The campaign was launched with a challenge gift of $1 million from the Carla and Ellsworth Peterson Foundation Trust . The Players had to find $2 million before the Foundation will present their gift.

The Players announced July 19 that they had raised the $2 million from local Door County sources. The challenge gift was then presented to Peninsula Players Theatre on July 3.

  “We are thrilled that support from the Door County community has poured in and that we have been able to meet the Peterson challenge so quickly," said Willard Hartman, president of the Peninsula Players Theatre Foundation.  “With receipt of the Peterson’s gift, we have raised $3 million toward our efforts.  We are nearly halfway to our $6.2 million goal.” 

The troupe's grounds are unique. Peninsula Players performs on an open air stage located on the Door County peninsula between the resort towns of Egg Harbor and Fish Creek. The folksy theatre, comprised of wooden beams, stones walls and canvas walls, sits only a hundred feet from the lapping water of Lake Michigan.

The money is intended to replace the stage house, audience pavilion, canteen and scene shop. The new stage house will have a flexible proscenium and a 55-foot high flytower; it will also aim to improve audience sightlines and seating comfort (the currect collection of chairs can prove less than comfortable over the course of a play). The complex will remain in its current location, with the surrounding picnic areas, forest trails and gardens preserved. The 2005 season has been shortened to accommodate construction plans. The line-up will include The Uneasy Chair by Evan Smith, Red Herring by Michael Hollinger, Tom, Dick, and Harry by Ray and Michael Cooney, and Escanaba in Da Moonlight by Jeff Daniels. 

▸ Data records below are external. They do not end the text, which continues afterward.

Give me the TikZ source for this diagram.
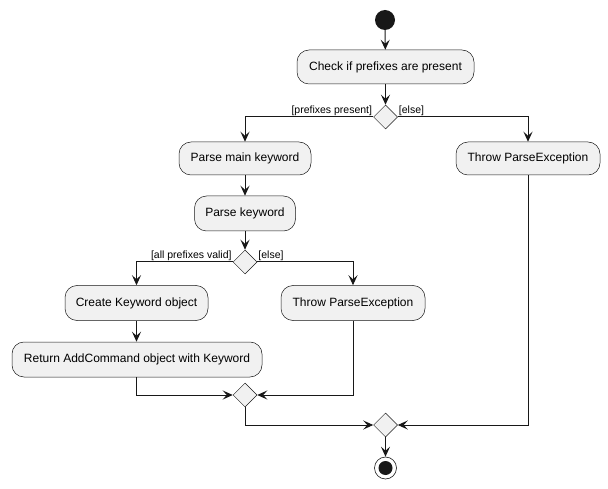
\documentclass[tikz,border=0pt]{standalone}
\usepackage{fontspec}
\setmainfont{Liberation Sans}
\usetikzlibrary{shapes.geometric,arrows.meta}
\definecolor{boxfill}{HTML}{F1F1F1}
\definecolor{ink}{HTML}{181818}
\begin{document}
\begin{tikzpicture}[x=1pt,y=-1pt,
  act/.style={draw=ink,fill=boxfill,line width=0.5pt,rounded corners=12pt,inner sep=0pt,minimum height=34pt,font=\fontsize{12}{14}\selectfont,text=black},
  dec/.style={draw=ink,fill=boxfill,line width=0.5pt,diamond,aspect=1,inner sep=0pt,minimum width=24pt,minimum height=24pt},
  flow/.style={draw=ink,line width=1pt,-{Stealth[length=10pt,width=9pt,inset=4pt]}},
  guard/.style={font=\fontsize{10.5}{12}\selectfont,inner sep=1pt,text=black}]
\useasboundingbox (0,0) rectangle (608,489);
\node[circle,fill=ink,minimum size=20pt,inner sep=0pt] (start) at (385,20) {};
\node[act,minimum width=177pt] (check) at (385.5,67) {Check if prefixes are present};
\node[dec] (d1) at (385.5,117) {};
\node[act,minimum width=132pt,minimum height=33pt] (pmk) at (245,158.5) {Parse main keyword};
\node[act,minimum width=144pt,minimum height=33pt] (t1) at (528,158.5) {Throw ParseException};
\node[act,minimum width=101pt,minimum height=35pt] (pk) at (245,213.5) {Parse keyword};
\node[dec] (d2) at (245,262) {};
\node[act,minimum width=143pt,minimum height=35pt] (ck) at (136.5,303) {Create Keyword object};
\node[act,minimum width=144pt,minimum height=35pt] (t2) at (353,303) {Throw ParseException};
\node[act,minimum width=250pt,minimum height=35pt] (ret) at (137,359.5) {Return AddCommand object with Keyword};
\node[dec] (d3) at (245,395) {};
\node[dec] (d4) at (385.5,425) {};
\node[circle,draw=ink,line width=0.6pt,fill=white,minimum size=22pt,inner sep=0pt] (end) at (385.5,468) {};
\fill[ink] (end.center) circle (7pt);
\node[guard,anchor=south east] at (d1.west) {[prefixes present]};
\node[guard,anchor=south west] at (d1.east) {[else]};
\node[guard,anchor=south east] at (d2.west) {[all prefixes valid]};
\node[guard,anchor=south west] at (d2.east) {[else]};
\draw[flow] (start) -- (check);
\draw[flow] (check) -- (d1);
\draw[flow] (d1.west) -| (pmk.north);
\draw[flow] (d1.east) -| (t1.north);
\draw[flow] (pmk) -- (pk);
\draw[flow] (pk) -- (d2);
\draw[flow] (d2.west) -| (ck.north);
\draw[flow] (d2.east) -| (t2.north);
\draw[flow] (ck) -- (ck|-ret.north);
\draw[flow] (ret.south-|ck) |- (d3.west);
\draw[flow] (t2.south) |- (d3.east);
\draw[flow] (d3.south) |- (d4.west);
\draw[flow] (t1.south) |- (d4.east);
\draw[flow] (d4) -- (end);
\end{tikzpicture}
\end{document}
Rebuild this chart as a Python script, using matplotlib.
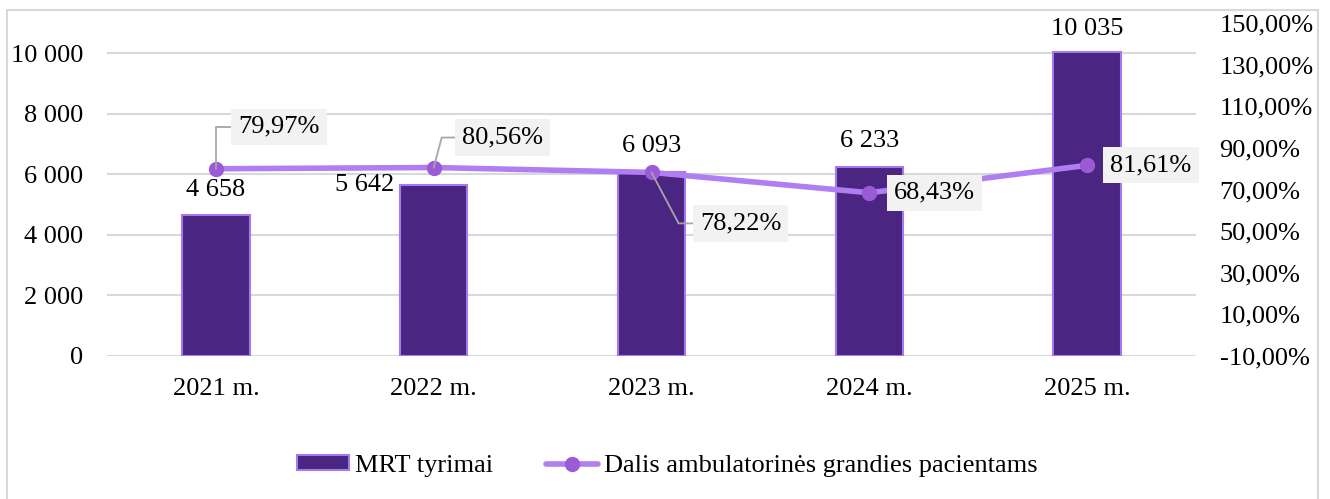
import matplotlib
matplotlib.use("Agg")
import matplotlib.pyplot as plt
from matplotlib.patches import Rectangle, Patch
from matplotlib.lines import Line2D

# Data
years = ["2021 m.", "2022 m.", "2023 m.", "2024 m.", "2025 m."]
mrt_tests = [4658, 5642, 6093, 6233, 10035]
outpatient_share = [79.97, 80.56, 78.22, 68.43, 81.61]
left_ticks = [0, 2000, 4000, 6000, 8000, 10000]
right_ticks = [-10, 10, 30, 50, 70, 90, 110, 130, 150]

BAR_FACE = "#4A2682"
BAR_EDGE = "#A47AF0"
LINE_COLOR = "#B07EF2"
MARKER_COLOR = "#9C5BD6"
GRID = "#D9D9D9"
FS = 19

plt.rcParams["font.family"] = ["Liberation Serif", "DejaVu Serif"]

fig = plt.figure(figsize=(13.3, 4.99), dpi=100)
W, H = 1330, 499
ax = fig.add_axes([107 / W, 1 - 356 / H, (1196 - 107) / W, (356 - 23) / H])
ax2 = ax.twinx()

x = list(range(len(years)))

# Bars
bars = ax.bar(x, mrt_tests, width=0.31, color=BAR_FACE, edgecolor=BAR_EDGE,
              linewidth=1.5, zorder=2)
ax.set_ylim(0, 11000)
ax.set_xlim(-0.5, len(years) - 0.5)
ax.set_yticks(left_ticks)
ax.set_yticklabels([f"{v:,}".replace(",", " ") for v in left_ticks], fontsize=FS)
ax.set_xticks(x)
ax.set_xticklabels(years, fontsize=FS)
ax.tick_params(axis="both", length=0)
ax.tick_params(axis="y", pad=17)
ax.tick_params(axis="x", pad=16)
ax.yaxis.grid(True, color=GRID, linewidth=1.5)
ax.set_axisbelow(True)
for s in ax.spines.values():
    s.set_visible(False)

# Bar value labels
bar_offsets = [(0, 25), (-69, 0), (0, 26), (0, 26), (0, 23)]
for xi, v, (dx, dy) in zip(x, mrt_tests, bar_offsets):
    ax.annotate(f"{v:,}".replace(",", " "), xy=(xi, v), xytext=(dx, dy),
                textcoords="offset pixels", ha="center", va="center",
                fontsize=FS, color="#000000", zorder=3)

# Line on secondary axis
ax2.plot(x, outpatient_share, color=LINE_COLOR, linewidth=4.0, zorder=4,
         marker="o", markersize=10, markerfacecolor=MARKER_COLOR,
         markeredgecolor=MARKER_COLOR, solid_capstyle="round")
ax2.set_ylim(-10, 150)
ax2.set_yticks(right_ticks)
ax2.set_yticklabels([f"{v:.2f}".replace(".", ",") + "%" for v in right_ticks],
                    fontsize=FS)
ax2.tick_params(axis="y", length=0, pad=17)
for s in ax2.spines.values():
    s.set_visible(False)

# Line value labels with leader lines
label_offsets = [(63, 42), (69, 30), (89, -51), (65, 0), (64, 0)]
leader_angles = [90, 75, -62, None, None]
box = dict(boxstyle="square,pad=0.27", facecolor="#F2F2F2", edgecolor="none")
for xi, v, (dx, dy), ang in zip(x, outpatient_share, label_offsets, leader_angles):
    kw = {}
    if ang is not None:
        kw["arrowprops"] = dict(arrowstyle="-", color="#A6A6A6", lw=1.3,
                                shrinkA=0, shrinkB=0,
                                connectionstyle=f"angle,angleA=0,angleB={ang},rad=0")
    ax2.annotate(f"{v:.2f}".replace(".", ",") + "%", xy=(xi, v), xytext=(dx, dy),
                 textcoords="offset pixels", ha="center", va="center",
                 fontsize=FS, bbox=box, zorder=5, **kw)

# Legend
handles = [
    Patch(facecolor=BAR_FACE, edgecolor=BAR_EDGE, linewidth=1.5),
    Line2D([0], [0], color=LINE_COLOR, linewidth=4.0, marker="o", markersize=10,
           markerfacecolor=MARKER_COLOR, markeredgecolor=MARKER_COLOR,
           solid_capstyle="round"),
]
fig.legend(handles, ["MRT tyrimai", "Dalis ambulatorinės grandies pacientams"],
           loc="center", bbox_to_anchor=(667 / W, 1 - 466 / H), ncol=2,
           frameon=False, fontsize=FS, handlelength=2.0, handleheight=0.5,
           handletextpad=0.2, columnspacing=2.0)

# Outer chart frame
fig.patches.append(Rectangle((7 / W, -0.1), (1318 - 7) / W, (H - 10) / H + 0.1,
                             transform=fig.transFigure, fill=False,
                             edgecolor=GRID, linewidth=1.5))

fig.savefig("out.png", dpi=100)
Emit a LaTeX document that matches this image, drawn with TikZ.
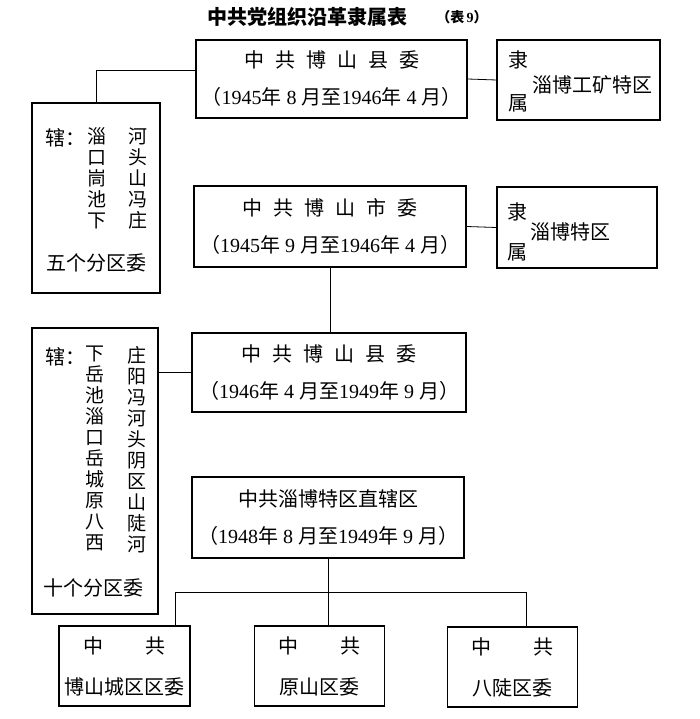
\documentclass[tikz,border=0pt]{standalone}
\usepackage{fontspec}
\setmainfont{Liberation Serif}
\newfontfamily\cjk{Noto Sans CJK SC}
\newcommand\yr[1]{{\rmfamily #1}}
\newcommand\zsp{\hspace{11pt}}

\begin{document}
\begin{tikzpicture}[x=1pt, y=-1pt,
    box/.style={draw, line width=1.2pt, inner sep=0pt},
    link/.style={line width=0.8pt},
    zh/.style={font=\cjk\fontsize{20}{37}\selectfont, inner sep=0pt, align=center},
    column/.style={font=\cjk\fontsize{19}{21}\selectfont, inner sep=0pt, align=center, anchor=north},
    unit/.style={box, zh, font=\cjk\fontsize{20}{41}\selectfont, minimum width=130, minimum height=80}]
    \useasboundingbox (0,0) rectangle (700,719);

    % title
    \node[zh, font=\cjk\bfseries\fontsize{20}{20}\selectfont] (title) at (307,17) {中共党组织沿革隶属表};
    \node[zh, font=\cjk\bfseries\fontsize{14}{14}\selectfont] (tab) at (462,17) {（表\,\yr{\bfseries 9}）};

    % 1945
    \node[box, zh, minimum width=271, minimum height=78] (A) at (331.5,79)
        {中\zsp 共\zsp 博\zsp 山\zsp 县\zsp 委\\（\yr{1945}年\yr{ 8 }月至\yr{1946}年\yr{ 4 }月）};
    \node[box, minimum width=163, minimum height=80] (Ar) at (578.5,80) {};
    \node[zh] (ArLi) at (518,60) {隶};
    \node[zh] (ArShu) at (518,103) {属};
    \node[zh] (ArName) at (592,85) {淄博工矿特区};

    \node[box, minimum width=128, minimum height=190] (L1) at (96,198) {};
    \node[zh, anchor=west] (L1xia) at (45,138) {辖：};
    \node[column] (L1a) at (97,127.5) {淄\\口\\峝\\池\\下};
    \node[column] (L1b) at (138,127.5) {河\\头\\山\\冯\\庄};
    \node[zh] (L1sum) at (96,263) {五个分区委};

    \node[box, zh, minimum width=272, minimum height=81] (B) at (330,226.5)
        {中\zsp 共\zsp 博\zsp 山\zsp 市\zsp 委\\（\yr{1945}年\yr{ 9 }月至\yr{1946}年\yr{ 4 }月）};
    \node[box, minimum width=160, minimum height=81] (Br) at (577,227.5) {};
    \node[zh] (BrLi) at (517,212) {隶};
    \node[zh] (BrShu) at (517,252) {属};
    \node[zh] (BrName) at (570,232) {淄博特区};

    % 1946 -- 1949
    \node[box, zh, minimum width=274, minimum height=79] (C) at (329,372.5)
        {中\zsp 共\zsp 博\zsp 山\zsp 县\zsp 委\\（\yr{1946}年\yr{ 4 }月至\yr{1949}年\yr{ 9 }月）};
    \node[box, minimum width=126, minimum height=286] (L2) at (95,471) {};
    \node[zh, anchor=west] (L2xia) at (45,357) {辖：};
    \node[column] (L2a) at (95,346) {下\\岳\\池\\淄\\口\\岳\\城\\原\\八\\西};
    \node[column] (L2b) at (137,346) {庄\\阳\\冯\\河\\头\\阴\\区\\山\\陡\\河};
    \node[zh] (L2sum) at (93,588) {十个分区委};

    \node[box, zh, minimum width=272, minimum height=81] (D) at (328,517.5)
        {中共淄博特区直辖区\\（\yr{1948}年\yr{ 8 }月至\yr{1949}年\yr{ 9 }月）};

    \node[unit, minimum width=131] (E) at (124.5,666) {中\hspace{42pt}共\\博山城区区委};
    \node[unit] (F) at (319.5,666) {中\hspace{42pt}共\\原山区委};
    \node[unit] (G) at (512.5,667) {中\hspace{42pt}共\\八陡区委};

    % connectors
    \draw[link] ([yshift=9pt]A.west) -| (L1.north);
    \draw[link] (A.east) -- (Ar.west);
    \draw[link] (B.east) -- (Br.west);
    \draw[link] (B.south) -- (B.south |- C.north);
    \draw[link] (L2.east |- C.west) -- (C.west);
    \draw[link] (D.south) -- (D.south |- F.north);
    \coordinate (busL) at (175,592);
    \coordinate (busR) at (526,592);
    \draw[link] (E.north -| busL) |- (busR) -- (G.north -| busR);
\end{tikzpicture}
\end{document}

The Peninsula Players was founded in 1935 by the eccentric and charismatic visionary siblings Richard and Caroline Fisher (who eventually married Basil Rathbone's son), when Door County was not yet the tourist attraction it now is for Wisconsin and Illinois vacationers. Both graduates of Northwestern University, Richard directed and designed, while Caroline, a model and a famous beauty, charmed people into donating money. The first production was Noel Coward's Hay Fever. Initial shows were staged behind the Bonnie Brook Cottage/Motel in Fish Creek until the Fishers bought 22 acres that had been the Wildwood Boys Camp. Early performers included Sam Wanamaker.

The Fishers lost financial and artistic control of the theatre in 1960. Kenneth Carroad, a New York City attorney, bought it and appointed James McKenzie to oversee the operations as producer. Carroad sold the enterprise to McKenzie in 1978. The nonprofit Peninsula Players Theatre Foundation (founded in 1962) purchased the theatre complex from McKenzie in 1993.

For some years, the company was famous for getting the rights to Neil Simon plays soon after they opened on Broadway. This was due to the fact that Emanuel Azenberg, Simon's longtime Broadway producer, spent some time as an apprentice at the Players.